The panel again posed several hypothetical questions to the prosecutor, ultimately prompting him to assert that a member of Congress seeking outside advice on how to vote on a bill is not protected from disclosure of those communications by the Speech or Debate Clause. 

Katsas called it an “odd line” and said the Justice Department’s view of the privilege might be too “narrow.” Rao asked, “How far does the confidentiality extend?” 

Pellettieri contended that this was a line for the courts to draw, urging the judges to “balance” the constitutional idea with real-life application, and warning Perry’s interpretation of the Speech or Debate Clause “cloaks members of Congress in very broad, almost absolute immunity.” 

In June, former White House aide and Jan. 6 committee witness Cassidy Hutchinson testified that in a Dec. 2020 phone call, Perry expressed support for encouraging people to march to the Capitol on Jan. 6.

At the time of his subpoena, Perry, the chairman of the House Freedom Caucus, told reporters the committee’s demands were “all about distracting America from their abysmal record of running America into the ground.” 

The three-judge panel filed the first-publicly available document in the sealed case last week, telling the attorneys for both sides that they were to answer questions about whether the Speech or Debate Clause protects communications between members of Congress and individuals working in the executive branch. 

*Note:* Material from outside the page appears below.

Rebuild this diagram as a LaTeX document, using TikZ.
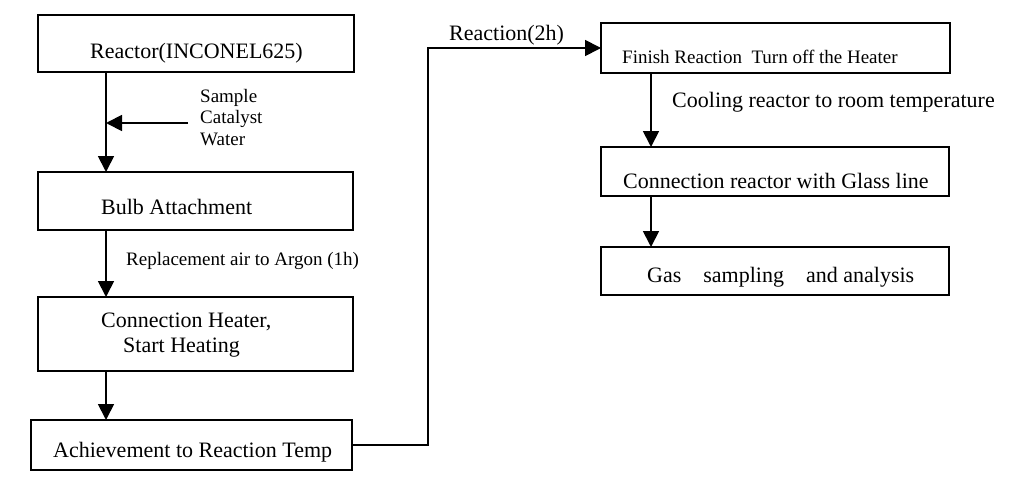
\documentclass[tikz,border=0pt]{standalone}
\usepackage{fontspec}
\setmainfont{Liberation Serif}
\usetikzlibrary{arrows.meta}
\begin{document}
\begin{tikzpicture}[x=1pt,y=-1pt,
  box/.style={draw, line width=1.8pt, inner sep=0pt, outer sep=0pt, anchor=north west},
  big/.style={font=\fontsize{22}{25}\selectfont, inner sep=0pt, anchor=base west},
  small/.style={font=\fontsize{19}{21.5}\selectfont, inner sep=0pt, anchor=base west},
  arr/.style={line width=1.8pt, -{Triangle[length=16pt,width=16pt]}},
  conn/.style={line width=1.8pt}]
\useasboundingbox (0,0) rectangle (1019,484);
% boxes
\node[box, minimum width=316pt, minimum height=57pt] (b1) at (38,15) {};
\node[box, minimum width=315pt, minimum height=58pt] (b2) at (38,172) {};
\node[box, minimum width=315pt, minimum height=74pt] (b3) at (38,297) {};
\node[box, minimum width=321pt, minimum height=50pt] (b4) at (31,420) {};
\node[box, minimum width=349pt, minimum height=50pt] (b5) at (601,23) {};
\node[box, minimum width=348pt, minimum height=49pt] (b6) at (601,147) {};
\node[box, minimum width=348pt, minimum height=48pt] (b7) at (601,247) {};
% box texts
\node[big] (t1) at (90,59) {Reactor(INCONEL625)};
\node[big] (t2) at (101,214) {Bulb Attachment};
\node[big] (t3a) at (101,327) {Connection Heater,};
\node[big] (t3b) at (123,352) {Start Heating};
\node[big] (t4) at (53,457) {Achievement to Reaction Temp};
\node[small] (t5) at (622,64) {Finish Reaction~~Turn off the Heater};
\node[big] (t6) at (623,188) {Connection reactor with Glass line};
\node[big] (t7) at (647,282) {Gas\quad sampling\quad and analysis};
% labels
\node[small, align=left] (l1) at (200,145) {Sample\\Catalyst\\Water};
\node[small] (l2) at (126,265) {Replacement air to Argon (1h)};
\node[big] (l3) at (449,41) {Reaction(2h)};
\node[big] (l4) at (672,107) {Cooling reactor to room temperature};
% connectors
\coordinate (xl) at (106,0);
\coordinate (xr) at (651,0);
\coordinate (xv) at (428,0);
\coordinate (sw) at (188,123);
\draw[arr] (b1.south -| xl) -- (b2.north -| xl);
\draw[arr] (sw) -- (sw -| xl);
\draw[arr] (b2.south -| xl) -- (b3.north -| xl);
\draw[arr] (b3.south -| xl) -- (b4.north -| xl);
\draw[arr] (b4.east) -| (xv |- b5.west) -- (b5.west);
\draw[arr] (b5.south -| xr) -- (b6.north -| xr);
\draw[arr] (b6.south -| xr) -- (b7.north -| xr);
\end{tikzpicture}
\end{document}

Perry is not the first individual to try to use the Speech or Debate Clause for protection. South Carolina Sen. Lindsey Graham asked federal courts to immunize him from testifying before a special grand jury in Georgia investigating allegations of election interference by the Trump campaign. The court ultimately narrowed the scope of questioning Graham would have to answer. 

And this month, former Vice President Mike Pence has said he intends to invoke the separation of powers argument to shield him from a grand jury subpoena issued by the special counsel investigating the events surrounding Jan. 6, 2021.